The Unintended Pitfalls of Machine Learning Models in Healthcare

In a groundbreaking study conducted by researchers from the Icahn School of Medicine and the University of Michigan, the impact of implementing predictive models in healthcare has come under scrutiny.

The research findings, detailed in the October 9th online issue of Annals of Internal Medicine, reveal that machine learning models, which have shown remarkable promise in healthcare, can sometimes become victims of their own success. The study assessed how the use of these models to influence clinical decisions can alter the very assumptions they were trained on, often with unintended consequences.

Lead author, Akhil Vaid, M.D., Clinical Instructor of Data-Driven and Digital Medicine (D3M) at Icahn Mount Sinai, explains: "We wanted to explore what happens when a machine learning model is deployed in a hospital and allowed to influence physician decisions for the overall benefit of patients. For example, we sought to understand the broader consequences when a patient is spared from adverse outcomes like kidney damage or mortality."

"AI models possess the capacity to learn and establish correlations between incoming patient data and corresponding outcomes, but use of these models, by definition, can alter these relationships. Problems arise when these altered relationships are captured back into medical records."

The study conducted extensive simulations of critical care scenarios at two major healthcare institutions: the Mount Sinai Health System in New York and Beth Israel Deaconess Medical Center in Boston. The analysis involved 130,000 critical care admissions and focused on three key scenarios:

1. Model Retraining After Initial Use: Current practice suggests retraining machine learning models to address performance degradation over time. While retraining can initially improve performance by adapting to changing conditions, the study revealed a paradoxical outcome – further degradation. This occurs because retraining disrupts the learned relationships between patient presentation and outcome, which were the foundation of the model's effectiveness.
2. Creating a New Model After One Has Already Been in Use: Using a machine learning model to predict outcomes, such as sepsis, can save patients from adverse events. However, this model also aims to prevent these adverse outcomes, including death. Any new models developed for predicting death will now inherit the same disrupted relationships as before. This uncertainty regarding the exact relationships between various outcomes makes it inappropriate to use data from patients who received care influenced by machine learning models to train new models.
3. Concurrent Use of Two Predictive Models: When two models make simultaneous predictions, relying on one set of predictions renders the other obsolete. This means that predictions should be based on freshly gathered data, which can be costly or impractical. The concurrent use of models further complicates the already complex landscape of healthcare decision-making.

Co-senior author Karandeep Singh, MD, Associate Professor of Learning Health Sciences, Internal Medicine, Urology and Information at the University of Michigan, explains: "Our findings reinforce the complexities and challenges of maintaining predictive model performance in active clinical use."

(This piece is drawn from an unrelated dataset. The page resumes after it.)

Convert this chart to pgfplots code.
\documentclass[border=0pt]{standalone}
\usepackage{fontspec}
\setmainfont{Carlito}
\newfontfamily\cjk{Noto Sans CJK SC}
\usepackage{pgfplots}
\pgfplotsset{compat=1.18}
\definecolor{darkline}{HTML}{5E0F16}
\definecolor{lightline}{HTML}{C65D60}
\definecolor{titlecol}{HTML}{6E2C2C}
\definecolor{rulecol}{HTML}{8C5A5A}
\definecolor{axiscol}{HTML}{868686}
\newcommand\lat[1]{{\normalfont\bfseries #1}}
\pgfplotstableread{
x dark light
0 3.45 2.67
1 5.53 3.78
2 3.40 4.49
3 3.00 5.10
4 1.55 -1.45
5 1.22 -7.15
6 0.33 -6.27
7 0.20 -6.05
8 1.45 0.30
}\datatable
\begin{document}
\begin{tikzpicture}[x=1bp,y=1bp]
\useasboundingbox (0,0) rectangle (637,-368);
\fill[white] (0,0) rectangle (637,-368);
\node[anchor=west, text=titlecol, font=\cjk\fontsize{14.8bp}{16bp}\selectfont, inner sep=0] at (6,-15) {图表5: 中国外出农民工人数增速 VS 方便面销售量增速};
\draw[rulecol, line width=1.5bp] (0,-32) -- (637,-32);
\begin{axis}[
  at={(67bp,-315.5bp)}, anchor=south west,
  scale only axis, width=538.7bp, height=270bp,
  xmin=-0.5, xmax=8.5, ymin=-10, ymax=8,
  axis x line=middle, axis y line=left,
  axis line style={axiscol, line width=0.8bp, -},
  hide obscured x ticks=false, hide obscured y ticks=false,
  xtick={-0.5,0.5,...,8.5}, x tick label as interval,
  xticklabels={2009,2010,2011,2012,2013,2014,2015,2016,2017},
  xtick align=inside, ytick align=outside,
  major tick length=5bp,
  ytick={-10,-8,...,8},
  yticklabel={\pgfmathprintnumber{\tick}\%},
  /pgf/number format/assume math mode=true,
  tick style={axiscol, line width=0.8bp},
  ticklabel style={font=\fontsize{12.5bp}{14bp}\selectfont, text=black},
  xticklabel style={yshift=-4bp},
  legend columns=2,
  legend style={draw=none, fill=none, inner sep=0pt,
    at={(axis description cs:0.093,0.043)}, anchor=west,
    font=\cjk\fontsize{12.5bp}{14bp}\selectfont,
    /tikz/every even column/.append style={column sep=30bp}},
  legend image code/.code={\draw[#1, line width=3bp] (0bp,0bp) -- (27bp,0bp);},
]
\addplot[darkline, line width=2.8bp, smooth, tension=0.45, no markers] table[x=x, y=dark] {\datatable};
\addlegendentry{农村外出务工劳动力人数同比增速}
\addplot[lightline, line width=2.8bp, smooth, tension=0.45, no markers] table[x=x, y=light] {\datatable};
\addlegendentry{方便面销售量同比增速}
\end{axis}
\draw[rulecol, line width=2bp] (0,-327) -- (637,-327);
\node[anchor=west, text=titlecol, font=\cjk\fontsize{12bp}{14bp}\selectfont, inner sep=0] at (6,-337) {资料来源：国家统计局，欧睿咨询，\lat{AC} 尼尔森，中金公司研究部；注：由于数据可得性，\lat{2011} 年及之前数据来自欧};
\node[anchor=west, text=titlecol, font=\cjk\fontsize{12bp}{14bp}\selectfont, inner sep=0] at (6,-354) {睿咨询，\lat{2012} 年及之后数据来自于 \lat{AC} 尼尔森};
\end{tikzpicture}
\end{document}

"Model performance can fall dramatically if patient populations change in their makeup. However, agreed-upon corrective measures may fall apart completely if we do not pay attention to what the models are doing — or more properly, what they are learning from."

Co-senior author Girish Nadkarni, M.D., MPH, Irene and Dr. Arthur M. Fishberg Professor of Medicine at Icahn Mount Sinai, Director of The Charles Bronfman Institute of Personalised Medicine and System Chief of Data-Driven and Digital Medicine, emphasises the need for a thoughtful and measured approach to using machine learning models in healthcare.

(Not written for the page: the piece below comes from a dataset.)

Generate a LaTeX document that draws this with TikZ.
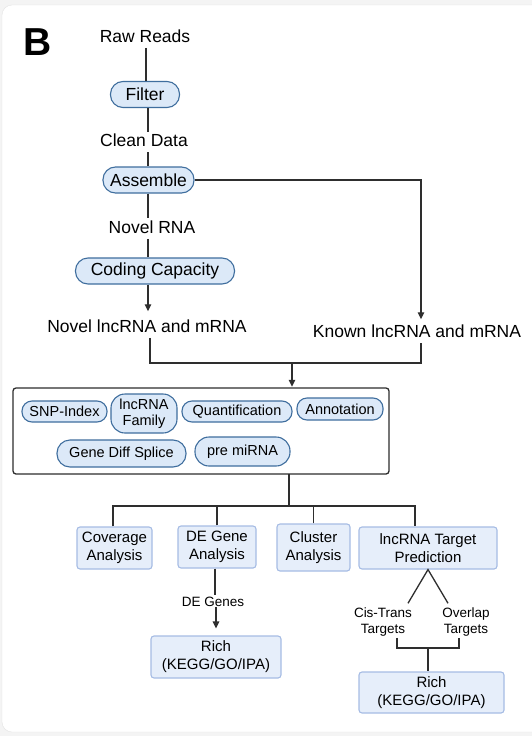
\documentclass[tikz,border=0pt]{standalone}
\usepackage{fontspec}
\setmainfont{Liberation Sans}
\usetikzlibrary{arrows.meta,calc}
\definecolor{pillfill}{HTML}{DCE9F8}
\definecolor{pillline}{HTML}{3F6E9E}
\definecolor{boxfill}{HTML}{E6EEFA}
\definecolor{boxline}{HTML}{A6BCE4}
\definecolor{ink}{HTML}{2E2E2E}
\definecolor{pagebg}{HTML}{F4F4F4}
\definecolor{cardline}{HTML}{E4E4E4}
\tikzset{
  lbl/.style={font=\fontsize{17.5}{19}\selectfont, inner xsep=1pt, inner ysep=2pt,
    text height=12.5pt, text depth=3.7pt, anchor=base},
  small/.style={font=\fontsize{13.5}{16.5}\selectfont, inner sep=1pt, align=center},
  pill/.style={draw=pillline, fill=pillfill, line width=1.1pt, rounded corners=12.5pt,
    font=\fontsize{17.5}{19}\selectfont, minimum height=26pt, inner xsep=7pt, inner ysep=0pt},
  tool/.style={draw=pillline, fill=pillfill, line width=1.1pt, rounded corners=10pt,
    font=\fontsize{14.5}{15.5}\selectfont, inner sep=0pt, align=center},
  card/.style={draw=boxline, fill=boxfill, line width=1.1pt, rounded corners=3pt,
    font=\fontsize{15}{18}\selectfont, inner sep=0pt, align=center},
  link/.style={draw=ink, line width=1.3pt},
  arr/.style={link, -{Triangle[length=7pt,width=6.5pt]}},
}
\begin{document}
\begin{tikzpicture}[x=1pt,y=-1pt]
  % page and card
  \fill[pagebg] (0,0) rectangle (532,736);
  \useasboundingbox (0,0) rectangle (532,736);
  \draw[cardline, fill=white, rounded corners=10pt] (2,5) rectangle (545,732);
  \node[font=\fontsize{39}{40}\selectfont\bfseries, anchor=base west, inner sep=0pt] (panel) at (23,55) {B};

  % upper pipeline
  \node[lbl] (raw) at (145,42) {Raw Reads};
  \node[pill, minimum width=69pt] (filter) at (145,94.5) {Filter};
  \node[lbl] (clean) at (144,146.5) {Clean Data};
  \node[pill, minimum width=91pt] (assemble) at (148.5,180) {Assemble};
  \node[lbl] (novel) at (152,233) {Novel RNA};
  \node[pill, minimum width=159pt] (coding) at (155,271) {Coding Capacity};
  \node[lbl] (novellnc) at (147,332) {Novel lncRNA and mRNA};
  \node[lbl] (known) at (417,337) {Known lncRNA and mRNA};

  \coordinate (c1) at (146,0);
  \coordinate (c2) at (148,0);
  \draw[link] (raw.south -| c1) -- (filter.north -| c1);
  \draw[link] (filter.south -| c2) -- (clean.north -| c2);
  \draw[link] (clean.south -| c2) -- (assemble.north -| c2);
  \draw[link] (assemble.south -| c2) -- (novel.north -| c2);
  \draw[link] (novel.south -| c2) -- (coding.north -| c2);
  \draw[arr, shorten >=6pt] (coding.south -| c2) -- (novellnc.north -| c2);
  \draw[arr, shorten >=3pt] (assemble.east) -| ([xshift=4pt]known.north);

  % merge into the tool box
  \coordinate (merge) at (292,363);
  \draw[link] ([xshift=3pt]novellnc.south) |- (merge) -| ([xshift=4pt]known.south);

  \draw[ink, line width=1.3pt, rounded corners=3pt] (13,388) rectangle (389,474);
  \node[inner sep=0pt, minimum width=376pt, minimum height=86pt] (tools) at (201,431) {};
  \draw[arr, shorten >=1pt] (merge) -- (merge |- tools.north);

  \node[tool, minimum width=85pt, minimum height=21pt] (snp) at (64.5,411.5) {SNP-Index};
  \node[tool, minimum width=66pt, minimum height=39pt, rounded corners=14pt,
        font=\fontsize{14.5}{16}\selectfont] (family) at (144,413.5) {lncRNA\\Family};
  \node[tool, minimum width=110pt, minimum height=21pt] (quant) at (237,411.5) {Quantification};
  \node[tool, minimum width=86pt, minimum height=22pt] (annot) at (340,409) {Annotation};
  \node[tool, minimum width=129pt, minimum height=27pt, rounded corners=13pt] (splice) at (121.5,453.5) {Gene Diff Splice};
  \node[tool, minimum width=95pt, minimum height=29pt, rounded corners=14pt] (mirna) at (242.5,451.5) {pre miRNA};

  % analyses
  \node[card, minimum width=75pt, minimum height=42pt] (cov) at (114.5,548) {Coverage\\Analysis};
  \node[card, minimum width=78pt, minimum height=42pt] (deg) at (217,547) {DE Gene\\Analysis};
  \node[card, minimum width=73pt, minimum height=47pt] (clu) at (313.5,547.5) {Cluster\\Analysis};
  \node[card, minimum width=138pt, minimum height=42pt] (lnc) at (428,548) {lncRNA Target\\Prediction};

  \coordinate (hub) at (289,506);
  \draw[link] (hub |- tools.south) -- (hub);
  \draw[link] ([xshift=-1.5pt]cov.north) |- ([xshift=-13pt]lnc.north |- hub) -- ([xshift=-13pt]lnc.north);
  \draw[link] (deg.north) -- (deg.north |- hub);
  \draw[link] (clu.north) -- (clu.north |- hub);

  % DE branch
  \node[small, anchor=base] (degenes) at (213,606) {DE Genes};
  \node[card, minimum width=130pt, minimum height=42pt] (rich1) at (216,657) {Rich\\(KEGG/GO/IPA)};
  \draw[link] ([xshift=-2pt]deg.south) -- ([xshift=-2pt]deg.south |- degenes.north);
  \draw[arr, shorten >=7pt] (degenes.south -| rich1.north) -- (rich1.north);

  % target branch
  \node[small] (cis) at (383,622) {Cis-Trans\\Targets};
  \node[small] (overlap) at (466,622) {Overlap\\Targets};
  \node[card, minimum width=145pt, minimum height=41pt] (rich2) at (431.5,692.5) {Rich\\(KEGG/GO/IPA)};
  \draw[link, line join=miter] ([xshift=25pt, yshift=3pt]cis.north) -- (lnc.south) -- ([xshift=-18pt, yshift=3pt]overlap.north);
  \coordinate (join) at (428,648);
  \draw[link] ([xshift=14pt]cis.south) |- (join) -| ([xshift=-7pt]overlap.south);
  \draw[link] (join) -- (join |- rich2.north);
\end{tikzpicture}
\end{document}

He states: "We should not view predictive models as unreliable. Instead, it's about recognising that these tools require regular maintenance, understanding and contextualisation. Neglecting their performance and impact monitoring can undermine their effectiveness."

"We must use predictive models thoughtfully, just like any other medical tool. Learning health systems must pay heed to the fact that indiscriminate use of and updates to, such models will cause false alarms, unnecessary testing and increased costs."

Dr. Vaid suggests practical steps to mitigate the unintended consequences of machine learning models in healthcare. "We recommend that health systems promptly implement a system to track individuals impacted by machine learning predictions, and that the relevant governmental agencies issue guidelines."

"These findings are equally applicable outside of healthcare settings and extend to predictive models in general. As such, we live in a model-eat-model world where any naively deployed model can disrupt the function of current and future models and eventually render itself useless."